Task directions. Show only lines that include "page".

Dataset excerpts.

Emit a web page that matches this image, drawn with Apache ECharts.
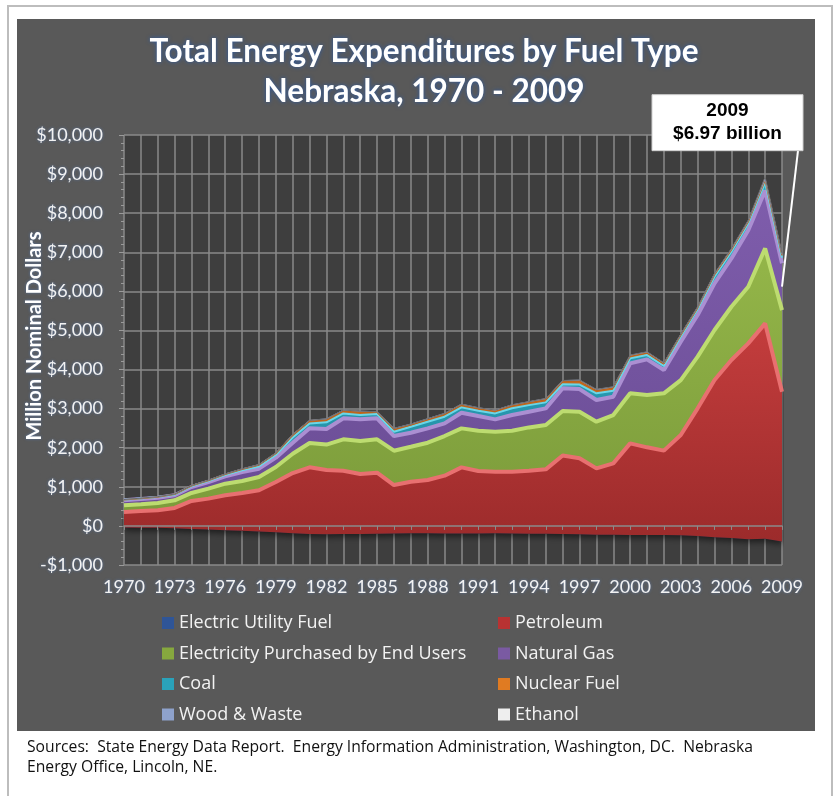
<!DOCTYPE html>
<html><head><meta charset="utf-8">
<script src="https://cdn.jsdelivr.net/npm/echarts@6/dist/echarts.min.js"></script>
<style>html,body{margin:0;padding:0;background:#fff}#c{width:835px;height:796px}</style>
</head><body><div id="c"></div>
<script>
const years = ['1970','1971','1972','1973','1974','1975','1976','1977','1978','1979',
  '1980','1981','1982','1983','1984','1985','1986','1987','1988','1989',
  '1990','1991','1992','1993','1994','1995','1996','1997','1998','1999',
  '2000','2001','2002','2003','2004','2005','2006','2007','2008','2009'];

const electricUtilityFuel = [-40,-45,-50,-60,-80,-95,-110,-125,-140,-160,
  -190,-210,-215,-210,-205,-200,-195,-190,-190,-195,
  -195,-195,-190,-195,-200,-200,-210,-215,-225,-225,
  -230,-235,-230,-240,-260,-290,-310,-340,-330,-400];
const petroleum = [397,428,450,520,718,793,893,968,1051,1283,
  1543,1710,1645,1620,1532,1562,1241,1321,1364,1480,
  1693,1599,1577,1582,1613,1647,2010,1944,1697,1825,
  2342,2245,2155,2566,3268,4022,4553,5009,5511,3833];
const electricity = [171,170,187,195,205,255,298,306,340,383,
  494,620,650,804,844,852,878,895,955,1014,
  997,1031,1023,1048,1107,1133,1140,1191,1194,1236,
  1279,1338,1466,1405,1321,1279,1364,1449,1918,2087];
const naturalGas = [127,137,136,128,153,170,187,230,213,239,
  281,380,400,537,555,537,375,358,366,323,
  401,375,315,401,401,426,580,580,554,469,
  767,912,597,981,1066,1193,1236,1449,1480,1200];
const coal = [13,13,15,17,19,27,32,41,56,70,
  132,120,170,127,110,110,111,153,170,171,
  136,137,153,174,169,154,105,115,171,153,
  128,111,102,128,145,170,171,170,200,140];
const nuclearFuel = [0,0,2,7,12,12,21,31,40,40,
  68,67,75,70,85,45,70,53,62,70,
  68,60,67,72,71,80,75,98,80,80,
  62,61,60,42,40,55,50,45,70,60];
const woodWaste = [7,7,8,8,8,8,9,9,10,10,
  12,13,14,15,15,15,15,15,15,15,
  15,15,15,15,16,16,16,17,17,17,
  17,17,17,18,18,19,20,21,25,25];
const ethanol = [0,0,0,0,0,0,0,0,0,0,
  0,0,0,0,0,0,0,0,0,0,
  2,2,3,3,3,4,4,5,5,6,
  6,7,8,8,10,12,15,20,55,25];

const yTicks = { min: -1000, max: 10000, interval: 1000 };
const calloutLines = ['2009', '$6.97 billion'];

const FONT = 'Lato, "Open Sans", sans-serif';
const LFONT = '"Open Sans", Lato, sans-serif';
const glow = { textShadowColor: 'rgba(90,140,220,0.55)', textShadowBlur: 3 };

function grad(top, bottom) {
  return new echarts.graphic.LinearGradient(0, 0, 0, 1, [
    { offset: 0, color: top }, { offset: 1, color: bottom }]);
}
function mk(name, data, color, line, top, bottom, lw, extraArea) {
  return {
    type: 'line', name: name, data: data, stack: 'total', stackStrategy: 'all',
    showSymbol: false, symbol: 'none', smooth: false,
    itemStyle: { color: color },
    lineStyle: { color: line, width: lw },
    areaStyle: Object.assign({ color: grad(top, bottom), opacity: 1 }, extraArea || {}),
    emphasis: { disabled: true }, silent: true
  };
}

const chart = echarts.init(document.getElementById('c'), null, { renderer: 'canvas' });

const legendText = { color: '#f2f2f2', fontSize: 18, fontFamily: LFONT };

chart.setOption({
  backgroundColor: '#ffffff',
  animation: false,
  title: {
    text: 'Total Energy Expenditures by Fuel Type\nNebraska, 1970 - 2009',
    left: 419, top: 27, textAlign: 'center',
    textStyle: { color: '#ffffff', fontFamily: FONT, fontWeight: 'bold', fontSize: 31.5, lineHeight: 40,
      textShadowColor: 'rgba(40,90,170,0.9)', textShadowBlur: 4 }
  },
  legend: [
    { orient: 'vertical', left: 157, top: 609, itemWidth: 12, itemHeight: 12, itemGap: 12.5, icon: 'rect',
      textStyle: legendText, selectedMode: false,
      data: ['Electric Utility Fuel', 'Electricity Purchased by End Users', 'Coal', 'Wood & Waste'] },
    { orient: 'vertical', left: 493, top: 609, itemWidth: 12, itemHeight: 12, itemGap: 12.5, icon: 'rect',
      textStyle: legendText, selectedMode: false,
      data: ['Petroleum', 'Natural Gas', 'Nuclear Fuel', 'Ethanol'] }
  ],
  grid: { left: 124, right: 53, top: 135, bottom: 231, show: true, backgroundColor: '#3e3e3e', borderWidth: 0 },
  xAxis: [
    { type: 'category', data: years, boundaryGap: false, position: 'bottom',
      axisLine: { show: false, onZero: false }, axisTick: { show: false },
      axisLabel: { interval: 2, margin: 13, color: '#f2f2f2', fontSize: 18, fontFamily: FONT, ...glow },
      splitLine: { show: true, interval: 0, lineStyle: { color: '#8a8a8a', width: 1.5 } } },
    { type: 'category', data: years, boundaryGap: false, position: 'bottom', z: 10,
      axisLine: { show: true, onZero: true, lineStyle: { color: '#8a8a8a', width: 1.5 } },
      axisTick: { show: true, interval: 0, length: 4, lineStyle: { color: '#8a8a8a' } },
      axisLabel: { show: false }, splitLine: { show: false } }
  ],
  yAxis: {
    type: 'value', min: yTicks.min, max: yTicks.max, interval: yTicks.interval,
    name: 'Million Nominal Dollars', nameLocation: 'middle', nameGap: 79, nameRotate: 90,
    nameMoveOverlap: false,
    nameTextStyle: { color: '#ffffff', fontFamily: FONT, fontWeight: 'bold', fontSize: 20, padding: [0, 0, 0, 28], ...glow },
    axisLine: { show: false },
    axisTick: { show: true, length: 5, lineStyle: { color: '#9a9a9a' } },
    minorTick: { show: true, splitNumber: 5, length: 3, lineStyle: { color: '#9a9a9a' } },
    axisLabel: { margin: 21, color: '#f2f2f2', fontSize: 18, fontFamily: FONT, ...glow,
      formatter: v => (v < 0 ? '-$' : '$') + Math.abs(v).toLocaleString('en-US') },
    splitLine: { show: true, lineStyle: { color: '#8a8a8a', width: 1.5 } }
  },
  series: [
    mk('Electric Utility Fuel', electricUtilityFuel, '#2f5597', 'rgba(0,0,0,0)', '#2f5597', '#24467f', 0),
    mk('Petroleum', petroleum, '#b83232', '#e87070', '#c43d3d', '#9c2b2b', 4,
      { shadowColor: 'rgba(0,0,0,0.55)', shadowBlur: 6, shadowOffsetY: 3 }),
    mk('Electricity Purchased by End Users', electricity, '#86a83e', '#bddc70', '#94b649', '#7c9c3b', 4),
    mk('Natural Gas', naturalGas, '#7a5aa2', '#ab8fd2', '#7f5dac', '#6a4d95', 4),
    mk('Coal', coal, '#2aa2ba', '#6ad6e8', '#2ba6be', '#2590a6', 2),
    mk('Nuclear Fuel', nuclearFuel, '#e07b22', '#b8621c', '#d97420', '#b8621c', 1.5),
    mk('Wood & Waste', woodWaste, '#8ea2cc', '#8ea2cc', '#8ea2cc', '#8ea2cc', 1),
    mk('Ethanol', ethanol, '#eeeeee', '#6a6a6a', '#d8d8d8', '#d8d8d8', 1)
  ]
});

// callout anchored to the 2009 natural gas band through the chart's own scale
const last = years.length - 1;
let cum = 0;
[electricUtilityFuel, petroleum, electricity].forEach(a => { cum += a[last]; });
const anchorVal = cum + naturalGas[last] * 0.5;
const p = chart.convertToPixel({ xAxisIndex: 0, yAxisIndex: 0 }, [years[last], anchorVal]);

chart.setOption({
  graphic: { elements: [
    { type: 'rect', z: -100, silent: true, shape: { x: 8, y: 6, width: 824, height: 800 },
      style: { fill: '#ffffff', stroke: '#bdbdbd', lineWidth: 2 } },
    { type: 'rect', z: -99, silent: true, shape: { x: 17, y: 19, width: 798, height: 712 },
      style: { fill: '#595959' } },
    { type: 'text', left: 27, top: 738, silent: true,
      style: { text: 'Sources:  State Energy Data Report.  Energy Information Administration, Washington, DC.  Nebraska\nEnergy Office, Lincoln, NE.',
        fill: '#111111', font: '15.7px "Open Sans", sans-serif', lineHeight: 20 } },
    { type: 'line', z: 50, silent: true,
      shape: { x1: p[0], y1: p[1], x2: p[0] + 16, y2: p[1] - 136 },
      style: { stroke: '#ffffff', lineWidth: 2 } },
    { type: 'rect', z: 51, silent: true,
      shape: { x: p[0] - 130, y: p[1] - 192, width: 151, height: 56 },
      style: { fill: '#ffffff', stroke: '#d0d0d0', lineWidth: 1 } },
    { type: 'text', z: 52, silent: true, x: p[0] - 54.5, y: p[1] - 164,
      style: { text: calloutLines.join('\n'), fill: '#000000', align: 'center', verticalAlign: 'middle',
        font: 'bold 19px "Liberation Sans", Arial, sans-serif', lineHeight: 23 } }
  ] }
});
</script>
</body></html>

* * *

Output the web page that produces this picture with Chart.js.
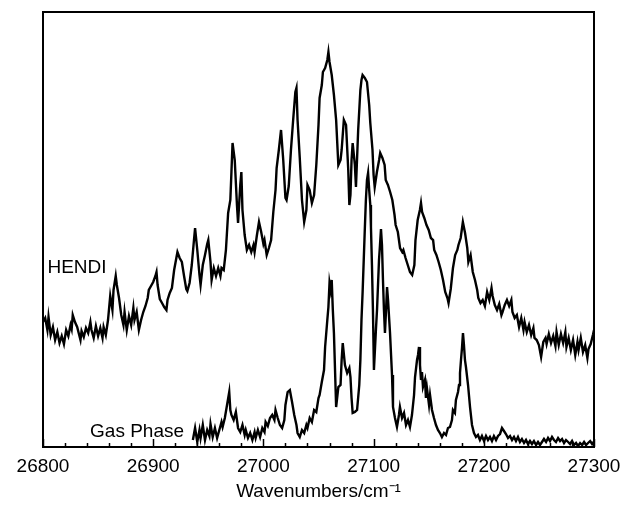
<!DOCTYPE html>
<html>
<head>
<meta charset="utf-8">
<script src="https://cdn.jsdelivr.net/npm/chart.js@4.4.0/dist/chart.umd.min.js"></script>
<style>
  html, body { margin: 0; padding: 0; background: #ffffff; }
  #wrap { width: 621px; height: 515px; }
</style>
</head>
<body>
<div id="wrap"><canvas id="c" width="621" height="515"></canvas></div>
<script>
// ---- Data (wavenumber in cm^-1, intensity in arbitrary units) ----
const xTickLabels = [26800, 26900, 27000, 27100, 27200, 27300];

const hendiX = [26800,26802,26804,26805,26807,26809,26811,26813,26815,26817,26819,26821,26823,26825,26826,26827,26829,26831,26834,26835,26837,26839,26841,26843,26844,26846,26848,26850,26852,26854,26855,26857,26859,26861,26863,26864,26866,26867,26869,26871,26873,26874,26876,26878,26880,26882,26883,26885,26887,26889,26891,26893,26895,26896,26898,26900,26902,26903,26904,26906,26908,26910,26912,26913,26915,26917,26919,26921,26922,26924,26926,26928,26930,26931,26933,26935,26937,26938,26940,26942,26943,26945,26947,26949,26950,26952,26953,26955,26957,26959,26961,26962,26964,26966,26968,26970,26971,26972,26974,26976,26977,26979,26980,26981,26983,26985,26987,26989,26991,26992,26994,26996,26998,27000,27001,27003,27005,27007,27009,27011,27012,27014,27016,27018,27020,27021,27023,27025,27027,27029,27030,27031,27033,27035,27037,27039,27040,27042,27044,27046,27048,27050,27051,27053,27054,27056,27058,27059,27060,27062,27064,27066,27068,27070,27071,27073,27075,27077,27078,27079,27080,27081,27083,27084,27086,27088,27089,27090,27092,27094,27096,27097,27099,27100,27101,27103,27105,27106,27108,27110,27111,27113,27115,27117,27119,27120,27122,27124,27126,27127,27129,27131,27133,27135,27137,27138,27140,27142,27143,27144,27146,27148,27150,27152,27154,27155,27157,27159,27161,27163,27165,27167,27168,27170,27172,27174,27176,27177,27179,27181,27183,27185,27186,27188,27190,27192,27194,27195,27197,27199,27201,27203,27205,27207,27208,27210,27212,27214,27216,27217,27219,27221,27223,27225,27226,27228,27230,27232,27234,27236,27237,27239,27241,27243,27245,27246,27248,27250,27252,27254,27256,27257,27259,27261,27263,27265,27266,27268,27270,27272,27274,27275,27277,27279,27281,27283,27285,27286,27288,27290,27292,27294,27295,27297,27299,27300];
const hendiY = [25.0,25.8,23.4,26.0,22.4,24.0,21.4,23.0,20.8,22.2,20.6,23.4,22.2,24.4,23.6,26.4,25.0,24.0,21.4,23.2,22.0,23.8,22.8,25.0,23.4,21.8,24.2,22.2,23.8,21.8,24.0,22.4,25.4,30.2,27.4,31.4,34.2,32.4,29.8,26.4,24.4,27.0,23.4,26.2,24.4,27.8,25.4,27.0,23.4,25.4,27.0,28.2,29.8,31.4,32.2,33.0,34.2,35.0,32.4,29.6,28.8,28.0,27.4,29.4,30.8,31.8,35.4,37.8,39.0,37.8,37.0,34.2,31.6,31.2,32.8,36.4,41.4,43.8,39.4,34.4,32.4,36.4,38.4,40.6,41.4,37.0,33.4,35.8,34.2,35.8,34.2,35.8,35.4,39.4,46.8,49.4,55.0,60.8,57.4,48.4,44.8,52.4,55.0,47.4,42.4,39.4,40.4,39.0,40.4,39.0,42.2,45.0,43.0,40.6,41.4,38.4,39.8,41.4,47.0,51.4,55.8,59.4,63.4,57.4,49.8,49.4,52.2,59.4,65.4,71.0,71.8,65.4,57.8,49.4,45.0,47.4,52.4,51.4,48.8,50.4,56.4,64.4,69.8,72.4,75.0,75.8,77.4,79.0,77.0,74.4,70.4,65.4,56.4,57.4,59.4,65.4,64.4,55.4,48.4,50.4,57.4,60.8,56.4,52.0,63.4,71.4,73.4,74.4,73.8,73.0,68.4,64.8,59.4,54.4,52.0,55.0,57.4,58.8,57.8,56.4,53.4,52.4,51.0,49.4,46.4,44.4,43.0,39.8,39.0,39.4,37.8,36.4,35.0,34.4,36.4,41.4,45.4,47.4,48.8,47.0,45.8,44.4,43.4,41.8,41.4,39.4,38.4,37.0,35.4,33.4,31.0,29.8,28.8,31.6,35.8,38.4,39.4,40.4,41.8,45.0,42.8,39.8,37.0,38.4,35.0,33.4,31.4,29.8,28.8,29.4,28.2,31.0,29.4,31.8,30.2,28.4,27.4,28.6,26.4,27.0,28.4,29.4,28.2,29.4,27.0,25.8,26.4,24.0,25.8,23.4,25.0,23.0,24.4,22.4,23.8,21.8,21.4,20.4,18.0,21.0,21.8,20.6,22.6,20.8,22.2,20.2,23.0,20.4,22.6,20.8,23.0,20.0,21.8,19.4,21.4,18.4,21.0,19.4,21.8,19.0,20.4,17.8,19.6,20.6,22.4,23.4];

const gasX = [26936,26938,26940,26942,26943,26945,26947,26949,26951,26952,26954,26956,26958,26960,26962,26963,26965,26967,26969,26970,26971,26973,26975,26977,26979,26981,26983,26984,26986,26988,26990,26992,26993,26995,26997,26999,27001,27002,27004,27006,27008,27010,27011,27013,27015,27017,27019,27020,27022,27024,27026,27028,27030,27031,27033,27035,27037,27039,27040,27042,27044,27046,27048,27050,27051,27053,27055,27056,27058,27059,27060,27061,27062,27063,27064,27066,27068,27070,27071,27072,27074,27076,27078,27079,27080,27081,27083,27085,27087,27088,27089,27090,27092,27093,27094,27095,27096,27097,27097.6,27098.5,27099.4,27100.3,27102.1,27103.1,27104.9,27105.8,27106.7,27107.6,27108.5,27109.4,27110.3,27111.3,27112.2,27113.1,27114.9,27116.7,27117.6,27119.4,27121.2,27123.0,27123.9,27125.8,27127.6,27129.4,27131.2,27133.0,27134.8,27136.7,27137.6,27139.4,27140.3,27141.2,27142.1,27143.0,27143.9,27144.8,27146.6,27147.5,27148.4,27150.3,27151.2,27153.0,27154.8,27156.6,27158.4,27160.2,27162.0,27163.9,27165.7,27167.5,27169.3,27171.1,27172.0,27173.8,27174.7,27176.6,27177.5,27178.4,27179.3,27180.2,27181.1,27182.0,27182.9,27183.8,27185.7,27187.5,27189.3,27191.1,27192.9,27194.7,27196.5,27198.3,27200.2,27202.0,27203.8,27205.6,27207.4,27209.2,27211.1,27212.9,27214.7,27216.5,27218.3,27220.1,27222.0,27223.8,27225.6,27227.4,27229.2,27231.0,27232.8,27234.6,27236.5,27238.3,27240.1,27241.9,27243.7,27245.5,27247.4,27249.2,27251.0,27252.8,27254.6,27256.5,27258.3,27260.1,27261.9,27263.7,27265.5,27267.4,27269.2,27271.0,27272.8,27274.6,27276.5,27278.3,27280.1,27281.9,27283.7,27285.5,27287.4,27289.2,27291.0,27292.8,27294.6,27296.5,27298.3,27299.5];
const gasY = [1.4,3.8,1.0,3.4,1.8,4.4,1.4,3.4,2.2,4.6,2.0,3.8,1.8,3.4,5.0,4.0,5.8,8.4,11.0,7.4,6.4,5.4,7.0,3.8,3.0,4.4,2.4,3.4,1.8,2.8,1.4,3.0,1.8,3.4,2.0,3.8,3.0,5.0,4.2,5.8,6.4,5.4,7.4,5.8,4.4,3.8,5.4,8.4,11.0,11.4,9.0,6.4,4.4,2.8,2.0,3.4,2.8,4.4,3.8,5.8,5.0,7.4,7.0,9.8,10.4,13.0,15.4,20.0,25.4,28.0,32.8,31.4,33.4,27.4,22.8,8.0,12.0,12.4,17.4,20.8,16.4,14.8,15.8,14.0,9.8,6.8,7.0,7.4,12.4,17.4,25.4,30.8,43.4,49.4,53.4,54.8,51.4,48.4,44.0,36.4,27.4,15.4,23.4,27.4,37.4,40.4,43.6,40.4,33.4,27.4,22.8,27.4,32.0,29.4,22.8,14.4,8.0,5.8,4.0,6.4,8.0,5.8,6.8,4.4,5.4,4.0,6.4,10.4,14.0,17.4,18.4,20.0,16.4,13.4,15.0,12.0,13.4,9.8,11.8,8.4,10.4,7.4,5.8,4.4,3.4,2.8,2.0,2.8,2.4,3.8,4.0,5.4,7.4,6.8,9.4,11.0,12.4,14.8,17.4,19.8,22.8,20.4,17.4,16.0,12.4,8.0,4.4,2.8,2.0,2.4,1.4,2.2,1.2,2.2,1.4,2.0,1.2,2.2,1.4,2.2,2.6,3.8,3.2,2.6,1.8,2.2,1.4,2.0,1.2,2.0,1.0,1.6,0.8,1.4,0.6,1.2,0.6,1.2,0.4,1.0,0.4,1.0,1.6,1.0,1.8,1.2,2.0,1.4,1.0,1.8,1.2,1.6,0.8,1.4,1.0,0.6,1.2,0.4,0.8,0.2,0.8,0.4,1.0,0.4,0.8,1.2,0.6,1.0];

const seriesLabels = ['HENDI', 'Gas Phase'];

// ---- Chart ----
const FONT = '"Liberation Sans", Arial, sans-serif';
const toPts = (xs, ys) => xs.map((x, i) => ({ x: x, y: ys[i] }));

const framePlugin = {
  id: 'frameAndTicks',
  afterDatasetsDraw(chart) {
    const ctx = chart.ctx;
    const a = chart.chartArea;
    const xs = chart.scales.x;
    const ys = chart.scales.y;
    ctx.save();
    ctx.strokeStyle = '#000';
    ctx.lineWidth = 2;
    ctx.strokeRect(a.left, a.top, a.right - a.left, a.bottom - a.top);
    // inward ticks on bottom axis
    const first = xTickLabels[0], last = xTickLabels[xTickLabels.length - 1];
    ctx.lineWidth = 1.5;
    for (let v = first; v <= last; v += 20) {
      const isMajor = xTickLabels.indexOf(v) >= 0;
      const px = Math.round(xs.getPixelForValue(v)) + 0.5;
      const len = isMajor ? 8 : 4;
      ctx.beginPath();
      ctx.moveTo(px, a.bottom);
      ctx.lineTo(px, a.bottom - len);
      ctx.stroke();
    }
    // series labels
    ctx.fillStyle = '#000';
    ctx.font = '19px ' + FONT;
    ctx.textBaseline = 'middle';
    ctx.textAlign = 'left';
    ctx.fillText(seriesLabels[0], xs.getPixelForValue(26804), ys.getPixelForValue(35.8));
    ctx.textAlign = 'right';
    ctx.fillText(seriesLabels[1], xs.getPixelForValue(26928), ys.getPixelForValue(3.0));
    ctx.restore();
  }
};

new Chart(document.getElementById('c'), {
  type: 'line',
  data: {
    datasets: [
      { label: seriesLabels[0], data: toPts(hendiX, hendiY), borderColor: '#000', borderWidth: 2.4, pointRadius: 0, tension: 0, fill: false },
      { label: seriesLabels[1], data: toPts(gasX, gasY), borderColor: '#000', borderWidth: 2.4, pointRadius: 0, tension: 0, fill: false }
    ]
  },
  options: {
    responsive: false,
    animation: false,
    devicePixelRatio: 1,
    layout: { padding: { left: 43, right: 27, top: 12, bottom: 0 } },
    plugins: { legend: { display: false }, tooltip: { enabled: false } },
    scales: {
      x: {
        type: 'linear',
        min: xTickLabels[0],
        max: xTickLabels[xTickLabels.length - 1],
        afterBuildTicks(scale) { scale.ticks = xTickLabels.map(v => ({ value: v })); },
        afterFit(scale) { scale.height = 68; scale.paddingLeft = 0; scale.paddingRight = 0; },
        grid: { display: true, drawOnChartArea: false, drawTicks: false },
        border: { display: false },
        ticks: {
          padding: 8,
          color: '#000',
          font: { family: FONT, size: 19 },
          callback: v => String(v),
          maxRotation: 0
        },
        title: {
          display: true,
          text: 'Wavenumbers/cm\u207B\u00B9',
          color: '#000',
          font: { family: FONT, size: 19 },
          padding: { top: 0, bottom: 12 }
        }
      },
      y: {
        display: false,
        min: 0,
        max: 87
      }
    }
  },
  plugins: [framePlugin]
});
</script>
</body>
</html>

Answer for the task.
Emit a web page that matches this image, drawn with Apache ECharts.
Output the web page that produces this picture with Chart.js.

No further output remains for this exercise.